Blog 14th October 2016
Museum Voice-overs
At the end of October 2016 there was a formal occasion on the walls at the casermette known as the Casa del Boia or House of the Executioner (Hangman), where officials from the commune opened the new permanent exhibition of the Via Francigena. Recently restored as a part of the on-going refurbishment since 2013 celebrating the five hundred years of Lucca’s Renaissance walls, the Casa del Boia is an impressive building.

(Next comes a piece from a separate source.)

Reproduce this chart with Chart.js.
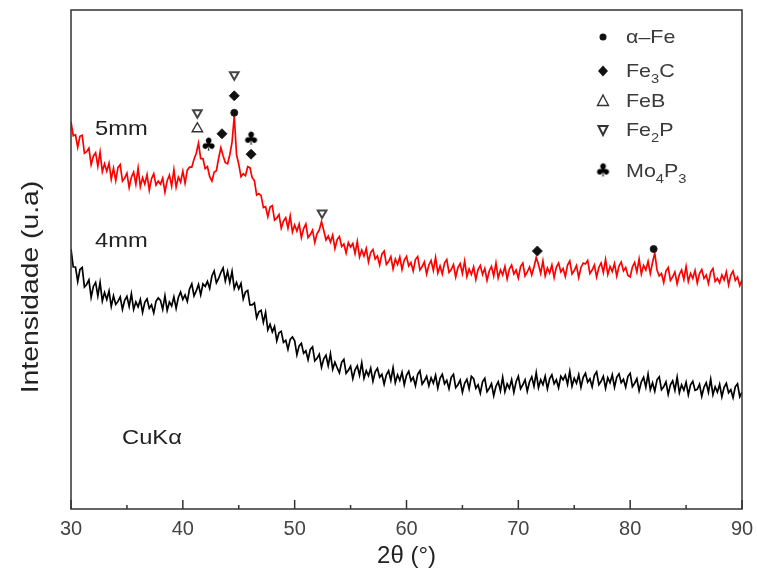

There are two entrances into the new museum, one from ground level and the other from the level on top of the wall as seen by the small wooden footbridge in the picture. The formidable fortified building has areas that extend into the old defensive structure near the bastion of San Salavatore known as il “bastardo” and a stretch medieval curtain wall can still be observed as part of a tower structure built between 1516 and 1522. The museum is on three floors with interactive visual media, maps, projected films and commentary.
It was a call from Cristina Bernardi of a production company called ‘Infinityblue’, who required someone with an English accent to assist in doing voice-overs for the audio-visual display in the museum that got me involved. Together we met her colleague who works from a basement of a large house just outside Lucca that contained a fully-equipped sound-recording studio.
The interesting and informative text used for the commentary was written by a local historian that described the route of the Via Francigena from the Cisa pass that marks the point where the Tuscan and Ligurian Apennines divide and on through the Tuscan landscape. Obvious attention was paid to where the Via Francigena passes through Lucca from Pietrasanta in the north-west and heading off south-east towards Altopascio, San Miniato, San Gimingnano, Siena and then on to Rome. The route is known as the Via Francigena as it stretches all way across France finally ending at Canterbury to the shrine of the martyred English Saint Thomas Becket.
The whole experience was new to me having never done a ‘professional’ voice-over and getting the correct pronunciation for many Italian place-names was quite a challenge. To know that the many English-speaking visitors to the museum will listen to my voice providing the commentary remains a rare and unusual privilege.